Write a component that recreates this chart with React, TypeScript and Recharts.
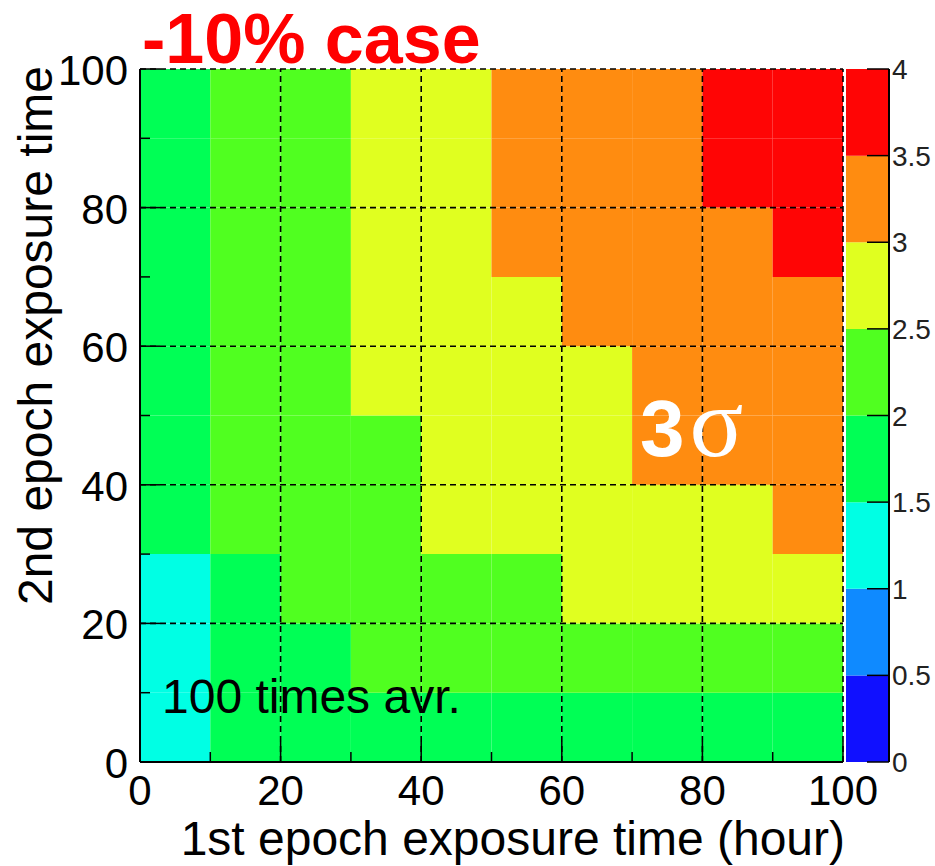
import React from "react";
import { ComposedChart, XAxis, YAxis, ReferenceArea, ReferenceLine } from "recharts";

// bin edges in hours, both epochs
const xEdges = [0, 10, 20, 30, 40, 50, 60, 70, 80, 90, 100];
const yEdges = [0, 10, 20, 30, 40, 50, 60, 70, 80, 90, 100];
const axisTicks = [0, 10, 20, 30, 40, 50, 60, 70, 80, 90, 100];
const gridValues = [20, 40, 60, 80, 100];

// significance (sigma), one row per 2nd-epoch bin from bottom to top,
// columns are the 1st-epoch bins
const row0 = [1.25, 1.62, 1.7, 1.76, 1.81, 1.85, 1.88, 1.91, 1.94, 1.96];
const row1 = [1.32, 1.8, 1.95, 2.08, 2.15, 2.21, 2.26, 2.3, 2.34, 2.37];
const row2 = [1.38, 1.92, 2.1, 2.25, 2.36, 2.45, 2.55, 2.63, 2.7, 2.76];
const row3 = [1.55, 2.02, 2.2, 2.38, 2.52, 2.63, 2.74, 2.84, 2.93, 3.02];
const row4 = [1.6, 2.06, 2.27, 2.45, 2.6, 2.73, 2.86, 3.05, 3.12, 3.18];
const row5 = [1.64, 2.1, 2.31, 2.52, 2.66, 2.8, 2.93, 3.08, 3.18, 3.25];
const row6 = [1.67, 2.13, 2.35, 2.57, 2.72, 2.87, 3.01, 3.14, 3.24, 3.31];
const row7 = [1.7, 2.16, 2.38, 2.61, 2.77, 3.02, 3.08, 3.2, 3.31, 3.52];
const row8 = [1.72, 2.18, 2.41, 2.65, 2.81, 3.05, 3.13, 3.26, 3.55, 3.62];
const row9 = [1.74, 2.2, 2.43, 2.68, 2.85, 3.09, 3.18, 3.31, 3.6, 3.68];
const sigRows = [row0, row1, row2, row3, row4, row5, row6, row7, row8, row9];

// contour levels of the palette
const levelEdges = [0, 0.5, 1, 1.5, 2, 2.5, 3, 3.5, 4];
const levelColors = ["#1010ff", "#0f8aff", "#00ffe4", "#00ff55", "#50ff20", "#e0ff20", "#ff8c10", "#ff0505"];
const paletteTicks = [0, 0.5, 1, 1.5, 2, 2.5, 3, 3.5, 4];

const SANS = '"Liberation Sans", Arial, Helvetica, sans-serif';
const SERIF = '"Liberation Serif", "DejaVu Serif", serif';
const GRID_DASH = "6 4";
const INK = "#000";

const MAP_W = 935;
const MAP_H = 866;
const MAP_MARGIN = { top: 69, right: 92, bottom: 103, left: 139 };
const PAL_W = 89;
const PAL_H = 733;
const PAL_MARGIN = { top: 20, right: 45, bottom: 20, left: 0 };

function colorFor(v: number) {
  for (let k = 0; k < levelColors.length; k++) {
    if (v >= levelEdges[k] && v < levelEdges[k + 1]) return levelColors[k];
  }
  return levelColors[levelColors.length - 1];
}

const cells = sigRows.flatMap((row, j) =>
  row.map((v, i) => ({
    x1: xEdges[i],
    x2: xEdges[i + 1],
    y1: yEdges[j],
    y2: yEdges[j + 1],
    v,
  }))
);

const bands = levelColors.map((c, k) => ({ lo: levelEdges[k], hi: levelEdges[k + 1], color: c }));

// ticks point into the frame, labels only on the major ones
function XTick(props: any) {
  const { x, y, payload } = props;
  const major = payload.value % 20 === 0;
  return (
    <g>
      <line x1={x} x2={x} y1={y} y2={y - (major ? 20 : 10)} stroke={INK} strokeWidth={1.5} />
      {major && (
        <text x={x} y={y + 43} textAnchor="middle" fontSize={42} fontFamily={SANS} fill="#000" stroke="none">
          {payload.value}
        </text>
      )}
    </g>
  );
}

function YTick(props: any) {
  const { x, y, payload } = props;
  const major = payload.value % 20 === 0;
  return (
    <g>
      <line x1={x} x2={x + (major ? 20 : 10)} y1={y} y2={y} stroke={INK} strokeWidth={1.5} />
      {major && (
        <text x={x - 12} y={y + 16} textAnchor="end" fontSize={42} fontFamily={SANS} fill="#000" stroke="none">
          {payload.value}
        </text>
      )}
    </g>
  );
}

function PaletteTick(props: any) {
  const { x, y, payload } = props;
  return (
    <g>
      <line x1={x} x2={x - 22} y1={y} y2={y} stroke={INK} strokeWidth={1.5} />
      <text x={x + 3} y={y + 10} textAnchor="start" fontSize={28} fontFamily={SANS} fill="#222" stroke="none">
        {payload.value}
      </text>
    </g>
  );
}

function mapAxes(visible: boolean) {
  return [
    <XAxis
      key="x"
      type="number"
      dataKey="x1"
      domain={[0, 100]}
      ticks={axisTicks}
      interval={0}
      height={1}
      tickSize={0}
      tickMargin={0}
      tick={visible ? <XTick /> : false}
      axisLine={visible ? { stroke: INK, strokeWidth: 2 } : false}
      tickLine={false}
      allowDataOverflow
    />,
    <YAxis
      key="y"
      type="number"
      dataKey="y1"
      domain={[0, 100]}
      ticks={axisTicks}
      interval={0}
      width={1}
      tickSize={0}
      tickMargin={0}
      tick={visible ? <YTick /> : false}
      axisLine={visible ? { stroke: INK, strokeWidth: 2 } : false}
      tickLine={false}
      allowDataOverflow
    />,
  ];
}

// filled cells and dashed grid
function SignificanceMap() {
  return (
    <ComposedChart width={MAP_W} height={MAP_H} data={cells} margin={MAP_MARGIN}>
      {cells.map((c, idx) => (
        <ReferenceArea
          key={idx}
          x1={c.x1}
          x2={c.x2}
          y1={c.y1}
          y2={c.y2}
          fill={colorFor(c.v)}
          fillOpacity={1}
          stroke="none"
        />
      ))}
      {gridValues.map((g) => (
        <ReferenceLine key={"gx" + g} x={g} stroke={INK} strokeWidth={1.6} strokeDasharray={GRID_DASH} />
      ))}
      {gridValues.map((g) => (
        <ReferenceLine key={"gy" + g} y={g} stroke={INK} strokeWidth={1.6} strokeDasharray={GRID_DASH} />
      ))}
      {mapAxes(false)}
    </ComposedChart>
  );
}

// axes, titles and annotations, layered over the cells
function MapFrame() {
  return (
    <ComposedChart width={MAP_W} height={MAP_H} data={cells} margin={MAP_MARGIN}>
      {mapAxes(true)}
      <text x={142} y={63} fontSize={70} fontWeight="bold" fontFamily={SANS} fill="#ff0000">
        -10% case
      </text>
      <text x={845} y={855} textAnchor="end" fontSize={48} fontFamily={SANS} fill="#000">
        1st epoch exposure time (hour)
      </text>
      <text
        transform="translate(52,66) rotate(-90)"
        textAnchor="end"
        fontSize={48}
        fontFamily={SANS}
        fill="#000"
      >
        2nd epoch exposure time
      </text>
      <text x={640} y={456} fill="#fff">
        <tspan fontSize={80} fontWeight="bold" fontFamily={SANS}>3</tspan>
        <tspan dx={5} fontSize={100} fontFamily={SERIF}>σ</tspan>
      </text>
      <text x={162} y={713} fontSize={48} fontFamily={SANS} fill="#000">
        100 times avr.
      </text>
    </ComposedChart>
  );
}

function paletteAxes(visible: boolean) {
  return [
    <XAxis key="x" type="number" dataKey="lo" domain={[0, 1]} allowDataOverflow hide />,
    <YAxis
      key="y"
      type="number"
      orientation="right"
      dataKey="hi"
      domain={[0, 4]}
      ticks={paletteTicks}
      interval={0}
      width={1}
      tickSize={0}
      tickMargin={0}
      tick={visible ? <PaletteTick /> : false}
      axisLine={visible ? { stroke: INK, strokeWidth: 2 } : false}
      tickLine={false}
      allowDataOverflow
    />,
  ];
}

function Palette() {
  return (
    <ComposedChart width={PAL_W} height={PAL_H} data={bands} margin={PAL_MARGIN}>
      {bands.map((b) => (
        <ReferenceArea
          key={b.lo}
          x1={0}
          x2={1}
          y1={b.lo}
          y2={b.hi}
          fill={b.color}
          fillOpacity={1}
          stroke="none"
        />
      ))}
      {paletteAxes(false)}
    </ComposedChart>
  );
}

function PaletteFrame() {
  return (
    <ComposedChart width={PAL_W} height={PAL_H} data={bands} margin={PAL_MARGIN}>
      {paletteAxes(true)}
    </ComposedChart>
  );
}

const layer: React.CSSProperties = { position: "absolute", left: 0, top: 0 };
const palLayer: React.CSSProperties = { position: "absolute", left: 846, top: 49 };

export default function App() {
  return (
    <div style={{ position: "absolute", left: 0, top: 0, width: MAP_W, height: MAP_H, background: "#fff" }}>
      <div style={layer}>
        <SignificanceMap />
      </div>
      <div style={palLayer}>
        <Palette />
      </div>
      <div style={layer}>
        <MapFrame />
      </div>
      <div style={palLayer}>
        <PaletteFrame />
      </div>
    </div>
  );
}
--------
**JOB:** From the top of the listing above, repeat each line exactly until you reach the line containing "YAxis, ReferenceArea, ReferenceLine", and repeat that one too. Leave the pictures out.

**FINISHED EXERCISE:**
Write a component that recreates this chart with React, TypeScript and Recharts.
import React from "react";
import { ComposedChart, XAxis, YAxis, ReferenceArea, ReferenceLine } from "recharts";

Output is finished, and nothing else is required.